>> start Given records

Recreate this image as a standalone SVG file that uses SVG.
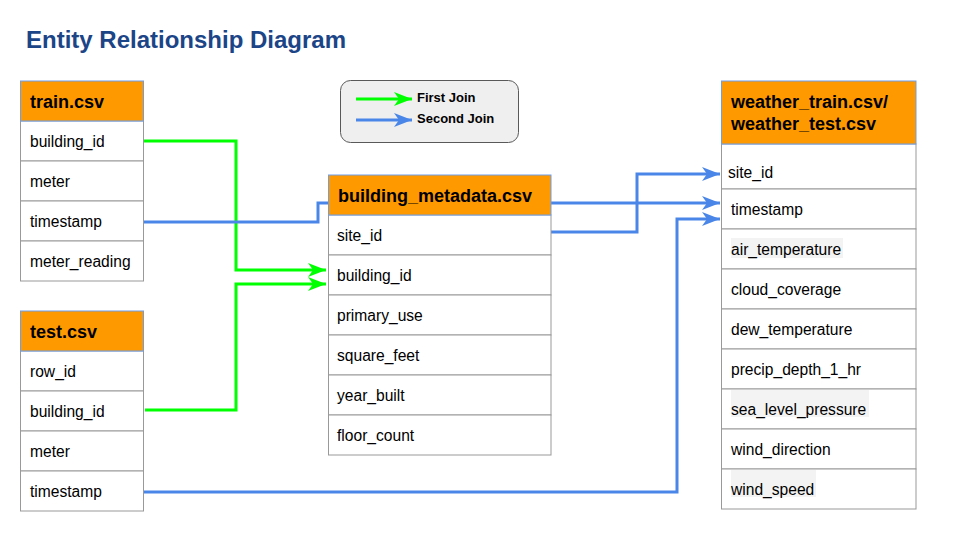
<svg xmlns="http://www.w3.org/2000/svg" width="960" height="540" viewBox="0 0 960 540">
<defs>
<style>
text{font-family:"Liberation Sans",Arial,sans-serif;fill:#000}
.title{font-size:24px;font-weight:bold;fill:#1c4587}
.hd{fill:#ff9900;stroke:#6d9eeb;stroke-width:1}
.hdt{font-size:18px;font-weight:bold}
.row{fill:#fff;stroke:#999;stroke-width:1}
.rt{font-size:15.6px}
.hl{fill:#f3f3f3}
.g{fill:none;stroke:#00ff00;stroke-width:3}
.b{fill:none;stroke:#4a86e8;stroke-width:3}
.lg{font-size:13px;font-weight:bold}
</style>
<marker id="ag" markerUnits="userSpaceOnUse" markerWidth="20" markerHeight="16" refX="18" refY="7" orient="auto">
<path d="M0,0 L18,7 L0,14 L5,7 z" fill="#00ff00"/>
</marker>
<marker id="ab" markerUnits="userSpaceOnUse" markerWidth="20" markerHeight="16" refX="18" refY="7" orient="auto">
<path d="M0,0 L18,7 L0,14 L5,7 z" fill="#4a86e8"/>
</marker>
</defs>
<rect width="960" height="540" fill="#fff"/>
<text class="title" x="26" y="48">Entity Relationship Diagram</text>

<g id="connectors">
<path class="g" d="M143,141 H236 V270 H326" marker-end="url(#ag)"/>
<path class="g" d="M145,410 H236 V284 H326" marker-end="url(#ag)"/>
<path class="b" d="M142,222 H318 V203 H720" marker-end="url(#ab)"/>
<path class="b" d="M551,232 H637 V174 H720" marker-end="url(#ab)"/>
<path class="b" d="M143,492 H677 V219 H720" marker-end="url(#ab)"/>
</g>

<g id="legend">
<rect x="340.5" y="80.5" width="178" height="62" rx="10" fill="#efefef" stroke="#595959" stroke-width="1"/>
<path class="g" d="M356,99 H412" marker-end="url(#ag)"/>
<path class="b" d="M356,120 H412" marker-end="url(#ab)"/>
<text class="lg" x="417" y="102">First Join</text>
<text class="lg" x="417" y="123">Second Join</text>
</g>

<g id="train">
<rect class="row" x="20.5" y="121" width="123" height="40"/>
<rect class="row" x="20.5" y="161" width="123" height="40"/>
<rect class="row" x="20.5" y="201" width="123" height="40"/>
<rect class="row" x="20.5" y="241" width="123" height="40"/>
<rect class="hd" x="20.5" y="81" width="123" height="40"/>
<text class="hdt" x="30" y="108">train.csv</text>
<text class="rt" x="30" y="146.5">building_id</text>
<text class="rt" x="30" y="186.5">meter</text>
<text class="rt" x="30" y="226.5">timestamp</text>
<text class="rt" x="30" y="266.5">meter_reading</text>
</g>

<g id="test">
<rect class="row" x="20.5" y="351" width="123" height="40"/>
<rect class="row" x="20.5" y="391" width="123" height="40"/>
<rect class="row" x="20.5" y="431" width="123" height="40"/>
<rect class="row" x="20.5" y="471" width="123" height="40"/>
<rect class="hd" x="20.5" y="311" width="123" height="40"/>
<text class="hdt" x="30" y="338">test.csv</text>
<text class="rt" x="30" y="376.5">row_id</text>
<text class="rt" x="30" y="416.5">building_id</text>
<text class="rt" x="30" y="456.5">meter</text>
<text class="rt" x="30" y="496.5">timestamp</text>
</g>

<g id="building_metadata">
<rect class="row" x="328.5" y="215" width="222.5" height="40"/>
<rect class="row" x="328.5" y="255" width="222.5" height="40"/>
<rect class="row" x="328.5" y="295" width="222.5" height="40"/>
<rect class="row" x="328.5" y="335" width="222.5" height="40"/>
<rect class="row" x="328.5" y="375" width="222.5" height="40"/>
<rect class="row" x="328.5" y="415" width="222.5" height="40"/>
<rect class="hd" x="328.5" y="175" width="222.5" height="40"/>
<text class="hdt" x="338" y="202">building_metadata.csv</text>
<text class="rt" x="337" y="240.5">site_id</text>
<text class="rt" x="337" y="280.5">building_id</text>
<text class="rt" x="337" y="320.5">primary_use</text>
<text class="rt" x="337" y="360.5">square_feet</text>
<text class="rt" x="337" y="400.5">year_built</text>
<text class="rt" x="337" y="440.5">floor_count</text>
</g>

<g id="weather">
<rect class="row" x="721.5" y="144" width="194.5" height="45"/>
<rect class="row" x="721.5" y="189" width="194.5" height="40"/>
<rect class="row" x="721.5" y="229" width="194.5" height="40"/>
<rect class="row" x="721.5" y="269" width="194.5" height="40"/>
<rect class="row" x="721.5" y="309" width="194.5" height="40"/>
<rect class="row" x="721.5" y="349" width="194.5" height="40"/>
<rect class="row" x="721.5" y="389" width="194.5" height="40"/>
<rect class="row" x="721.5" y="429" width="194.5" height="40"/>
<rect class="row" x="721.5" y="469" width="194.5" height="40"/>
<rect class="hd" x="721.5" y="81" width="194.5" height="63"/>
<text class="hdt" x="731" y="108">weather_train.csv/</text>
<text class="hdt" x="731" y="130">weather_test.csv</text>
<rect class="hl" x="731" y="238" width="112" height="20"/>
<rect class="hl" x="731" y="390" width="138" height="27"/>
<rect class="hl" x="731" y="470" width="85" height="27"/>
<text class="rt" x="728" y="178">site_id</text>
<text class="rt" x="731" y="215">timestamp</text>
<text class="rt" x="731" y="255">air_temperature</text>
<text class="rt" x="731" y="295">cloud_coverage</text>
<text class="rt" x="731" y="335">dew_temperature</text>
<text class="rt" x="731" y="375">precip_depth_1_hr</text>
<text class="rt" x="731" y="415">sea_level_pressure</text>
<text class="rt" x="731" y="455">wind_direction</text>
<text class="rt" x="731" y="495">wind_speed</text>
</g>
</svg>
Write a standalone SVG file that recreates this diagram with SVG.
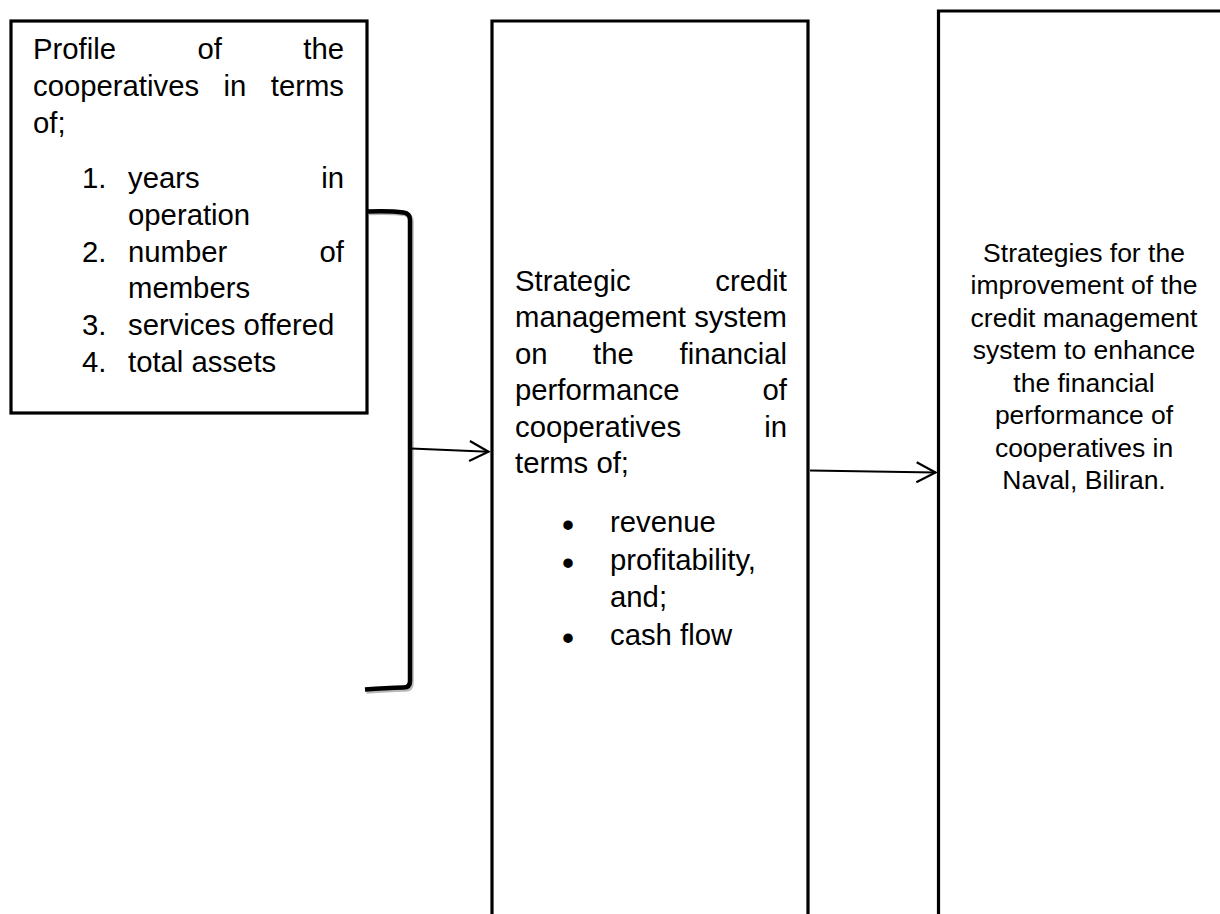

>> end Given records

**Your instructions**. Copy whichever lines in the listing above contain the word "file".

**Task result**.
Recreate this image as a standalone SVG file that uses SVG.
Write a standalone SVG file that recreates this diagram with SVG.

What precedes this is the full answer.